There was once an unwritten rule in the airline industry that made mentions of disaster during a plane trip a clear taboo.
After the mandatory lecture from flight attendants about emergency procedures, the crew quickly encouraged passengers to think more pleasant thoughts.
The in-flight movie would not, it was safe to assume, be a blockbuster about terror at 30,000 feet. And those airline magazines in your seat pocket would include colorful features about the joy of travel, not the threat of terrorism.
So I was surprised, given the enforced good cheer of plane journeys, to open an issue of the onboard periodical recently and find a story about 9/11 waiting inside.
I was flying to Canada and, by coincidence, the article was about the goodness of a small Canadian town in helping Americans after the Sept. 11, 2001, terrorist attacks.
Canada has a special place in Louisiana history as the home of Acadians expelled from the present-day provinces of Nova Scotia, New Brunswick and Prince Edward Island during the 18th century. Some of those who were displaced ended up in Louisiana, establishing the Cajun culture that’s so vividly shaped the state’s identity. The tragedy of the Great Expulsion notwithstanding, Canada’s broader cultural tradition is one of openness — which is why, or so I’ve always thought, the Cajun gift for hospitality makes perfect sense. It seems to reflect the Cajuns’ long-ago origins in a country where the welcome mat, not the wearying bigotry of the Expulsion, was the defining national trait.
All of this came to mind as I sat near the plane window and read the story of Beverly Bass, an American Airlines pilot who was captaining a nonstop flight from Paris to Dallas the day the World Trade Center towers fell. “When U.S. airspace closed, we received orders to land in tiny Gander, Newfoundland, where we would join 37 other diverted commercial aircraft,” Bass recalled. “All told, about 7,000 passengers descended on the small Canadian town, nearly doubling its population.”
For the next 21 hours, passengers and crew had to remain in the grounded planes.
“But the people of Gander were phenomenal,” Bass added. “They delivered everything you could imagine throughout the night to the planes — diapers, formula, nicotine patches.

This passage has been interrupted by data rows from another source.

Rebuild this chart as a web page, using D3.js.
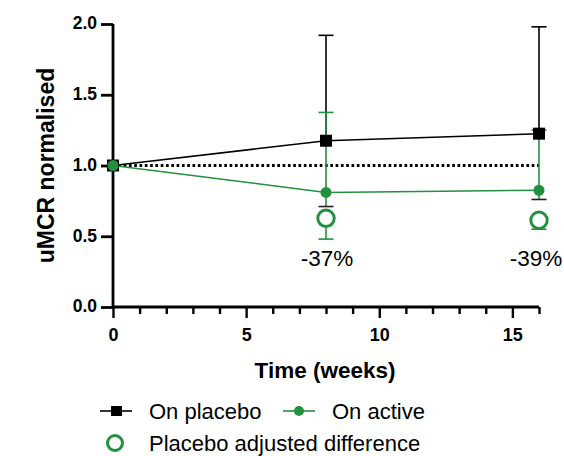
<!DOCTYPE html>
<html>
<head>
<meta charset="utf-8">
<script src="https://cdn.jsdelivr.net/npm/d3@7"></script>
<style>
	body { margin: 0; background: #fff; }
	svg { font-family: "Liberation Sans", Arial, sans-serif; }
</style>
</head>
<body>
<div id="chart"></div>
<script>
const weeks = [0, 8, 16];
const placeboMean = [1.0, 1.175, 1.225];
const placeboUpper = [1.0, 1.92, 1.98];
const activeMean = [1.0, 0.81, 0.825];
const activeUpper = [1.0, 1.375, 1.25];
const activeLower = [1.0, 0.71, 0.76];
const diffWeeks = [8, 16];
const diffMean = [0.627, 0.613];
const diffLower = [0.48, 0.55];
const diffLabels = ["-37%", "-39%"];
const yTicks = [0, 0.5, 1.0, 1.5, 2.0];
const xTicks = [0, 5, 10, 15];

const green = "#21913f";
const width = 564, height = 456;
const margin = { top: 24, left: 113, right: 25, bottom: 149 };

const svg = d3.select("#chart").append("svg")
	.attr("width", width)
	.attr("height", height);

const x = d3.scaleLinear().domain([0, 16]).range([margin.left, width - margin.right]);
const y = d3.scaleLinear().domain([0, 2]).range([height - margin.bottom, margin.top]);

//axes
const yAxis = svg.append("g")
	.attr("transform", `translate(${margin.left},0)`)
	.call(d3.axisLeft(y).tickValues(yTicks).tickFormat(d3.format(".1f")).tickSize(12).tickPadding(4));
yAxis.select(".domain").attr("stroke-width", 2.8).attr("d", `M0,${y(2)}V${y(0)}`);
yAxis.selectAll(".tick line").attr("stroke-width", 2.8);
yAxis.selectAll("text").attr("font-size", 17.5).attr("font-weight", "bold").attr("fill", "#000").attr("dy", "0.28em");

const xAxis = svg.append("g")
	.attr("transform", `translate(0,${y(0)})`)
	.call(d3.axisBottom(x).tickValues(d3.range(0, 17)).tickFormat(d => xTicks.includes(d) ? d : "").tickSize(6).tickPadding(4));
xAxis.select(".domain").attr("stroke-width", 2.8).attr("d", `M${x(0)},0H${x(16)}`);
xAxis.selectAll(".tick line").attr("stroke-width", 2.4)
	.attr("y2", d => xTicks.includes(d) ? 11 : 7);
xAxis.selectAll("text").attr("font-size", 18).attr("font-weight", "bold").attr("fill", "#000")
	.attr("y", 34).attr("dy", 0);

//axis titles
svg.append("text")
	.attr("transform", `translate(54,${y(1)}) rotate(-90)`)
	.attr("text-anchor", "middle")
	.attr("font-size", 23).attr("font-weight", "bold")
	.text("uMCR normalised");
svg.append("text")
	.attr("x", 325).attr("y", 378)
	.attr("text-anchor", "middle")
	.attr("font-size", 22.5).attr("font-weight", "bold")
	.text("Time (weeks)");

//reference line
svg.append("line")
	.attr("x1", x(0)).attr("x2", x(16))
	.attr("y1", y(1)).attr("y2", y(1))
	.attr("stroke", "#000").attr("stroke-width", 2.8)
	.attr("stroke-dasharray", "2.7,2.6");

const capW = 7.5;
function errorBar(g, xv, from, to, color, capColor) {
	g.append("line").attr("x1", x(xv)).attr("x2", x(xv)).attr("y1", y(from)).attr("y2", y(to))
		.attr("stroke", color).attr("stroke-width", 1.6);
	g.append("line").attr("x1", x(xv) - capW).attr("x2", x(xv) + capW).attr("y1", y(to)).attr("y2", y(to))
		.attr("stroke", capColor || color).attr("stroke-width", 1.6);
}

const bars = svg.append("g");
weeks.forEach((w, i) => {
	if (i === 0) return;
	errorBar(bars, w, placeboMean[i], placeboUpper[i], "#000");
});
weeks.forEach((w, i) => {
	if (i === 0) return;
	errorBar(bars, w, activeMean[i], activeUpper[i], green);
	errorBar(bars, w, activeMean[i], activeLower[i], green, "#222");
});
diffWeeks.forEach((w, i) => {
	errorBar(bars, w, diffMean[i], diffLower[i], green);
});

//lines
const line = d3.line().x((d, i) => x(weeks[i])).y(d => y(d));
svg.append("path").datum(placeboMean).attr("d", line)
	.attr("fill", "none").attr("stroke", "#000").attr("stroke-width", 1.5);
svg.append("path").datum(activeMean).attr("d", line)
	.attr("fill", "none").attr("stroke", green).attr("stroke-width", 1.5);

//markers
svg.selectAll(".placebo").data(placeboMean).join("rect")
	.attr("class", "placebo")
	.attr("x", (d, i) => x(weeks[i]) - 6).attr("y", d => y(d) - 6)
	.attr("width", 12).attr("height", 12).attr("fill", "#000");
svg.selectAll(".active").data(activeMean).join("circle")
	.attr("class", "active")
	.attr("cx", (d, i) => x(weeks[i])).attr("cy", d => y(d))
	.attr("r", 5.5).attr("fill", green);
svg.selectAll(".diff").data(diffMean).join("circle")
	.attr("class", "diff")
	.attr("cx", (d, i) => x(diffWeeks[i])).attr("cy", d => y(d))
	.attr("r", 8.2).attr("fill", "#fff").attr("stroke", green).attr("stroke-width", 3);

//difference labels (last one nudged in so it stays on the page)
svg.selectAll(".diff-label").data(diffLabels).join("text")
	.attr("class", "diff-label")
	.attr("x", (d, i) => Math.min(x(diffWeeks[i]) + 1, width - 28))
	.attr("y", 265.5)
	.attr("text-anchor", "middle")
	.attr("font-size", 22.5)
	.text(d => d);

//legend
const legend = svg.append("g");
const row1 = 411, row2 = 443;
legend.append("line").attr("x1", 100).attr("x2", 132).attr("y1", row1).attr("y2", row1)
	.attr("stroke", "#000").attr("stroke-width", 1.6);
legend.append("rect").attr("x", 111).attr("y", row1 - 5).attr("width", 11).attr("height", 10).attr("fill", "#000");
legend.append("text").attr("x", 149).attr("y", 419).attr("font-size", 22).text("On placebo");
legend.append("line").attr("x1", 283).attr("x2", 315).attr("y1", row1).attr("y2", row1)
	.attr("stroke", green).attr("stroke-width", 1.6);
legend.append("circle").attr("cx", 299).attr("cy", row1).attr("r", 5).attr("fill", green);
legend.append("text").attr("x", 332).attr("y", 419).attr("font-size", 22).text("On active");
legend.append("circle").attr("cx", 115).attr("cy", row2).attr("r", 7.5)
	.attr("fill", "#fff").attr("stroke", green).attr("stroke-width", 3);
legend.append("text").attr("x", 149).attr("y", 451).attr("font-size", 22).text("Placebo adjusted difference");
</script>
</body>
</html>
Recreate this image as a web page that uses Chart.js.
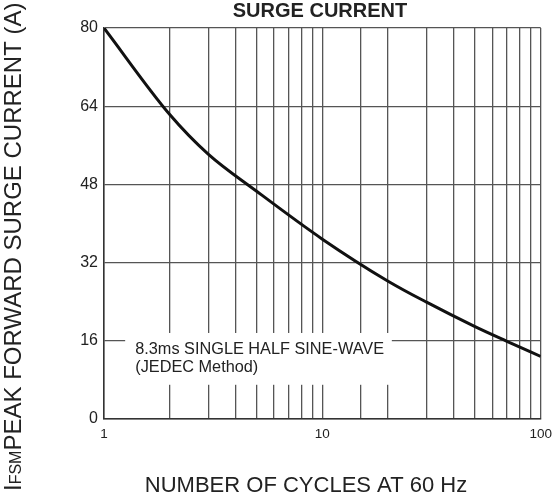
<!DOCTYPE html>
<html lang="en">
<head>
  <meta charset="UTF-8">
  <title>Surge current</title>
  <script src="https://cdn.jsdelivr.net/npm/chart.js"></script>
  <style>
    html, body { margin: 0; padding: 0; background: #fff; }
    #wrap { width: 559px; height: 499px; position: relative; }
  </style>
</head>
<body>
  <div id="wrap"><canvas id="surgeChart"></canvas></div>

  <script>
    // Values (number of cycles -> peak surge current)
    var cycles  = [1, 2, 3, 5, 10, 20, 30, 50, 70, 100];
    var current = [80, 62.3, 54.2, 46.6, 36.8, 28.2, 23.9, 18.9, 15.9, 12.8];
    var xTickLabels = [1, 10, 100];
    var yTicks = [0, 16, 32, 48, 64, 80];

    var FONT = '"Liberation Sans", Arial, sans-serif';
    var TEXT = '#222';
    var GRID = '#555';

    var points = cycles.map(function(c, i) { return { x: c, y: current[i] }; });

    // draws the white note box over the grid, then the titles
    var decorations = {
      id: 'decorations',
      beforeDatasetsDraw: function(chart) {
        var ctx = chart.ctx;
        var xs = chart.scales.x, ys = chart.scales.y;
        var left = xs.getPixelForValue(1.25), right = xs.getPixelForValue(20.8);
        var top = ys.getPixelForValue(17.6), bottom = ys.getPixelForValue(7);
        ctx.save();
        ctx.fillStyle = '#fff';
        ctx.fillRect(left, top, right - left, bottom - top);
        ctx.fillStyle = TEXT;
        ctx.font = '16.3px ' + FONT;
        ctx.textBaseline = 'middle';
        ctx.textAlign = 'left';
        var tx = xs.getPixelForValue(1.39);
        ctx.fillText('8.3ms SINGLE HALF SINE-WAVE', tx, ys.getPixelForValue(14.2));
        ctx.fillText('(JEDEC Method)', tx, ys.getPixelForValue(10.6));
        ctx.restore();
      },
      afterDraw: function(chart) {
        var ctx = chart.ctx;
        ctx.save();
        ctx.fillStyle = TEXT;
        ctx.textBaseline = 'middle';
        ctx.textAlign = 'center';

        ctx.font = 'bold 20px ' + FONT;
        ctx.fillText('SURGE CURRENT', 320, 11);

        ctx.font = '22px ' + FONT;
        ctx.fillText('NUMBER OF CYCLES AT 60 Hz', 306, 486);

        // y title, FSM set small on the same baseline
        ctx.translate(21, 491);
        ctx.rotate(-Math.PI / 2);
        ctx.textAlign = 'left';
        ctx.textBaseline = 'alphabetic';
        var big = '24px ' + FONT, small = '16px ' + FONT;
        var pos = 0;
        ctx.font = big;
        ctx.fillText('I', pos, 0);
        pos += ctx.measureText('I').width;
        ctx.font = small;
        ctx.fillText('FSM', pos, 0);
        pos += ctx.measureText('FSM').width;
        ctx.font = big;
        ctx.fillText('PEAK FORWARD SURGE CURRENT (A)', pos, 0);
        ctx.restore();
      }
    };

    new Chart(document.getElementById('surgeChart'), {
      type: 'line',
      data: {
        datasets: [{
          data: points,
          borderColor: '#111',
          borderWidth: 3,
          pointRadius: 0,
          fill: false,
          cubicInterpolationMode: 'monotone'
        }]
      },
      options: {
        responsive: true,
        maintainAspectRatio: false,
        animation: false,
        layout: { padding: { top: 28, right: 17, left: 0, bottom: 0 } },
        plugins: {
          legend: { display: false },
          tooltip: { enabled: false }
        },
        scales: {
          x: {
            type: 'logarithmic',
            min: 1,
            max: 100,
            afterFit: function(scale) { scale.height = 80; },
            grid: { color: GRID, lineWidth: 1.3, drawTicks: false },
            border: { color: '#333', width: 1.5 },
            ticks: {
              autoSkip: false,
              maxRotation: 0,
              padding: 7,
              color: TEXT,
              font: { family: FONT, size: 13.5 },
              callback: function(v) { return xTickLabels.indexOf(v) >= 0 ? String(v) : ''; }
            }
          },
          y: {
            min: 0,
            max: 80,
            afterFit: function(scale) { scale.width = 104; },
            afterBuildTicks: function(scale) {
              scale.ticks = yTicks.map(function(v) { return { value: v }; });
            },
            grid: { color: GRID, lineWidth: 1.3, drawTicks: false },
            border: { color: '#333', width: 1.5 },
            ticks: {
              padding: 6,
              color: TEXT,
              font: { family: FONT, size: 16 }
            }
          }
        }
      },
      plugins: [decorations]
    });
  </script>
</body>
</html>
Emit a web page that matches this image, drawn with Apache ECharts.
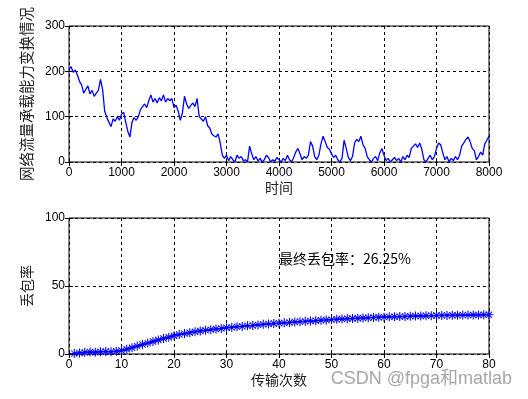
<!DOCTYPE html>
<html>
<head>
<meta charset="utf-8">
<script src="https://cdn.jsdelivr.net/npm/echarts@6/dist/echarts.min.js"></script>
<style>
  html, body { margin: 0; padding: 0; background: #fff; }
  #chart { width: 528px; height: 399px; }
</style>
</head>
<body>
<div id="chart"></div>
<script>
// 上图：网络流量承载能力，每 40 个时间单位取一个读数
const timeStep = 40;
const capacity = [
    205, 210, 198, 203, 192, 178, 170, 152, 160, 168, 150, 158, 145, 152, 158, 182, 160, 112, 98, 88, 78, 95, 90, 100, 92,
    105, 110, 88, 68, 55, 88, 98, 92, 100, 115, 122, 128, 120, 135, 148, 132, 140, 130, 142, 135, 148, 132, 140, 135, 140,
    120, 125, 112, 92, 108, 145, 128, 118, 125, 130, 122, 140, 100, 95, 90, 100, 80, 75, 62, 58, 55, 62, 42, 15, 8,
    15, 3, 12, 5, 0, 15, 8, 12, 3, 5, 0, 35, 18, 5, 12, 2, 8, 0, 5, 15, 10, 0, 5, 2, 10,
    5, 0, 8, 3, 15, 5, 0, 10, 22, 30, 18, 5, 12, 8, 15, 45, 35, 12, 5, 15, 40, 57, 45, 32, 28,
    18, 10, 15, 5, 0, 8, 48, 30, 10, 3, 12, 42, 50, 45, 57, 38, 30, 12, 5, 0, 8, 12, 3, 20, 30,
    15, 3, 8, 0, 5, 10, 3, 8, 0, 12, 5, 15, 10, 30, 35, 40, 32, 42, 28, 5, 0, 8, 15, 5, 12,
    30, 42, 38, 20, 5, 12, 0, 8, 3, 12, 5, 15, 35, 42, 50, 55, 45, 30, 25, 5, 12, 22, 15, 40, 48, 57
];
const topXTicks = [0, 1000, 2000, 3000, 4000, 5000, 6000, 7000, 8000];
const topYTicks = [0, 100, 200, 300];

// 下图：丢包率随传输次数变化
const transCount = [];
for (let i = 1; i <= 80; i++) transCount.push(i);
const lossRate = [
    0.3, 0.8, 1.2, 1.5, 1.3, 1.6, 1.8, 1.7, 2.0, 2.6,
    3.5, 4.6, 5.8, 7.0, 8.0, 9.2, 10.3, 11.4, 12.3, 13.4,
    14.3, 15.0, 15.6, 16.3, 16.9, 17.4, 17.9, 18.4, 18.8, 19.3,
    19.6, 20.0, 20.3, 20.7, 21.0, 21.4, 21.8, 22.1, 22.4, 22.6,
    22.9, 23.2, 23.5, 23.8, 24.0, 24.3, 24.5, 24.8, 25.0, 25.3,
    25.5, 25.7, 25.9, 26.1, 26.3, 26.5, 26.6, 26.8, 27.0, 27.1,
    27.3, 27.4, 27.5, 27.6, 27.8, 27.9, 28.0, 28.1, 28.2, 28.3,
    28.4, 28.4, 28.5, 28.5, 28.6, 28.6, 28.7, 28.7, 28.8, 28.8
];
const bottomXTicks = [0, 10, 20, 30, 40, 50, 60, 70, 80];
const bottomYTicks = [0, 50, 100];
const finalLossText = '最终丢包率：26.25%';

const numFont = 'Liberation Sans';
const cjkFont = 'Noto Sans CJK SC';

// matlab 的 * 号标记
const starPath = 'path://M-1.2,-10 L1.2,-10 L1.2,10 L-1.2,10 Z M-10,-1.2 L10,-1.2 L10,1.2 L-10,1.2 Z ' +
    'M-6.3,-7.7 L7.7,6.3 L6.3,7.7 L-7.7,-6.3 Z M6.3,-7.7 L7.7,-6.3 L-6.3,7.7 L-7.7,6.3 Z';

const tickLabel = { color: '#000', fontSize: 12, fontFamily: numFont, formatter: v => String(v) };

function mainAxis(ticks, extra) {
    return Object.assign({
        type: 'value',
        min: ticks[0],
        max: ticks[ticks.length - 1],
        interval: ticks[1] - ticks[0],
        axisLine: { show: false },
        axisTick: { show: true, inside: true, length: 4, lineStyle: { color: '#000' } },
        splitLine: { show: true, lineStyle: { color: '#000', type: [3, 3], width: 1 } }
    }, extra);
}

function mirrorAxis(ticks, extra) {
    return Object.assign({
        type: 'value',
        min: ticks[0],
        max: ticks[ticks.length - 1],
        interval: ticks[1] - ticks[0],
        axisLine: { show: false },
        axisTick: { show: true, inside: true, length: 4, lineStyle: { color: '#000' } },
        axisLabel: { show: false },
        splitLine: { show: false }
    }, extra);
}

const nameStyle = { color: '#222', fontSize: 14, fontFamily: cjkFont };

const chart = echarts.init(document.getElementById('chart'), null, { renderer: 'canvas' });

const option = {
    backgroundColor: '#fff',
    animation: false,
    grid: [
        { left: 69, right: 39, top: 26, height: 136, show: true, borderColor: '#000', borderWidth: 1, backgroundColor: '#fff' },
        { left: 69, right: 39, top: 218, height: 136, show: true, borderColor: '#000', borderWidth: 1, backgroundColor: '#fff' }
    ],
    xAxis: [
        mainAxis(topXTicks, { gridIndex: 0, position: 'bottom', name: '时间', nameLocation: 'middle', nameGap: 19,
            nameTextStyle: nameStyle, axisLabel: Object.assign({ margin: 5 }, tickLabel) }),
        mainAxis(bottomXTicks, { gridIndex: 1, position: 'bottom', name: '传输次数', nameLocation: 'middle', nameGap: 19,
            nameTextStyle: nameStyle, axisLabel: Object.assign({ margin: 5 }, tickLabel) }),
        mirrorAxis(topXTicks, { gridIndex: 0, position: 'top' }),
        mirrorAxis(bottomXTicks, { gridIndex: 1, position: 'top' })
    ],
    yAxis: [
        mainAxis(topYTicks, { gridIndex: 0, position: 'left', name: '网络流量承载能力变换情况', nameLocation: 'middle', nameGap: 34,
            nameTextStyle: Object.assign({}, nameStyle, { fontSize: 14.5 }), axisLabel: Object.assign({ margin: 4 }, tickLabel) }),
        mainAxis(bottomYTicks, { gridIndex: 1, position: 'left', name: '丢包率', nameLocation: 'middle', nameGap: 34,
            nameTextStyle: nameStyle, axisLabel: Object.assign({ margin: 4 }, tickLabel) }),
        mirrorAxis(topYTicks, { gridIndex: 0, position: 'right' }),
        mirrorAxis(bottomYTicks, { gridIndex: 1, position: 'right' })
    ],
    series: [
        {
            type: 'line',
            xAxisIndex: 0,
            yAxisIndex: 0,
            data: capacity.map((v, i) => [i * timeStep, v]),
            showSymbol: false,
            symbol: 'none',
            lineStyle: { color: '#0000ff', width: 1.3 },
            z: 5
        },
        {
            type: 'line',
            xAxisIndex: 1,
            yAxisIndex: 1,
            data: transCount.map((x, i) => [x, lossRate[i]]),
            symbol: starPath,
            symbolSize: 9,
            showAllSymbol: true,
            itemStyle: { color: '#0000ff' },
            lineStyle: { color: '#0000ff', width: 1.5 },
            z: 5,
            markPoint: {
                symbol: 'circle',
                symbolSize: 0,
                silent: true,
                label: {
                    show: true,
                    position: 'right',
                    distance: 0,
                    formatter: finalLossText,
                    color: '#000',
                    fontSize: 14,
                    fontFamily: cjkFont
                },
                data: [{ coord: [40, 70] }]
            }
        }
    ],
    graphic: [
        {
            type: 'text',
            right: 16,
            top: 370,
            style: {
                text: 'CSDN @fpga和matlab',
                fill: 'rgba(150,150,150,0.85)',
                font: '18px "Liberation Sans", "Noto Sans CJK SC"'
            },
            z: 100
        }
    ]
};

chart.setOption(option);
</script>
</body>
</html>
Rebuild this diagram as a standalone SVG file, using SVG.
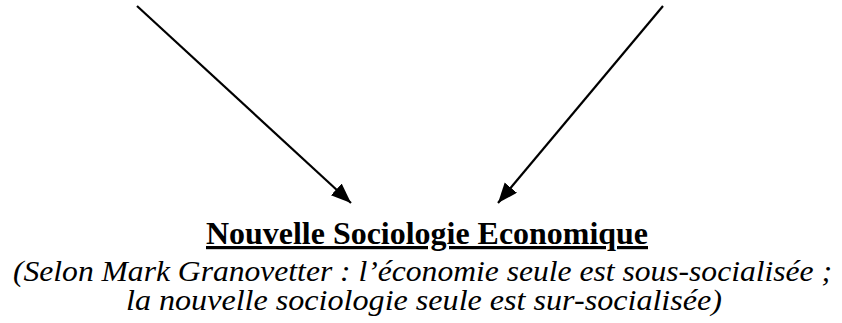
<svg xmlns="http://www.w3.org/2000/svg" width="842" height="323" viewBox="0 0 842 323">
<style>
.conn{stroke:#000;stroke-width:2.2;fill:none;marker-end:url(#ah)}
.title{font-family:"Liberation Serif",serif;font-weight:bold;font-size:32px;text-decoration:underline;fill:#000}
.sub{font-family:"Liberation Serif",serif;font-style:italic;font-size:29px;fill:#000}
</style>
<defs>
<marker id="ah" markerUnits="userSpaceOnUse" markerWidth="22" markerHeight="18" refX="20" refY="8" orient="auto">
<path d="M0,0 L20,8 L0,16 z" fill="#000"/>
</marker>
</defs>
<rect width="842" height="323" fill="#fff"/>
<g id="connectors">
<line class="conn" x1="137" y1="6" x2="351" y2="203"/>
<line class="conn" x1="663" y1="6" x2="498" y2="203"/>
</g>
<g id="nse">
<text class="title" x="206" y="244" textLength="442" lengthAdjust="spacingAndGlyphs">Nouvelle Sociologie Economique</text>
<text class="sub" x="13" y="281" textLength="819" lengthAdjust="spacingAndGlyphs">(Selon Mark Granovetter : l’économie seule est sous-socialisée ;</text>
<text class="sub" x="126" y="310" textLength="596" lengthAdjust="spacingAndGlyphs">la nouvelle sociologie seule est sur-socialisée)</text>
</g>
</svg>
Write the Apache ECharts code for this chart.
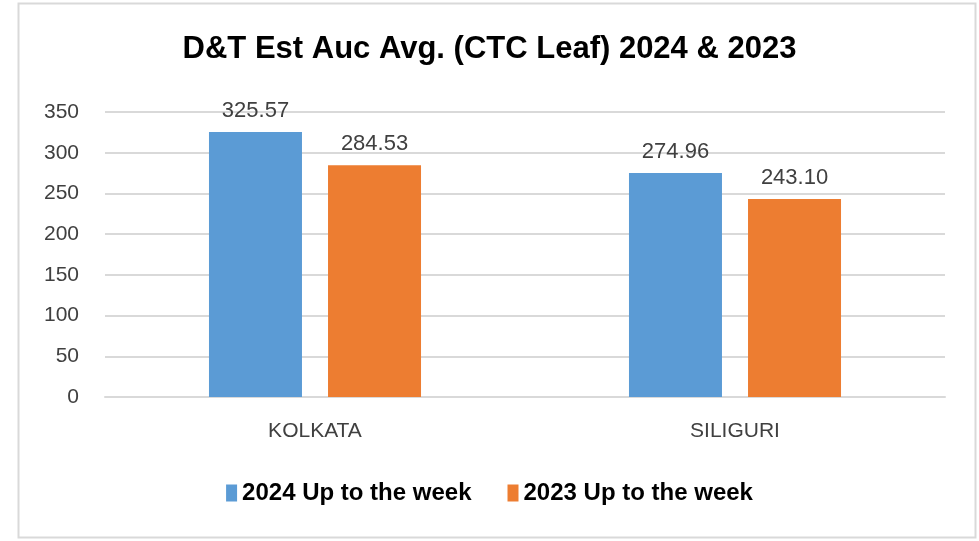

They even filled 2,000 prescriptions for people who had packed their medicine in their checked bags.”
The miracles didn’t stop there. “When we got off the planes the next morning,” Bass recalled, “tables of food lined the airport. The residents stayed up all night cooking for us. Over the next few days, as we waited for U.S. airspace to reopen, Gander treated us like family, opening their homes and hearts.”
The story of what Gander did has since been made into a musical that debuted on Broadway this year. That’s what I learned by reading about 9/11 on a plane flight, something I didn’t at first want to do. But I’m glad I did.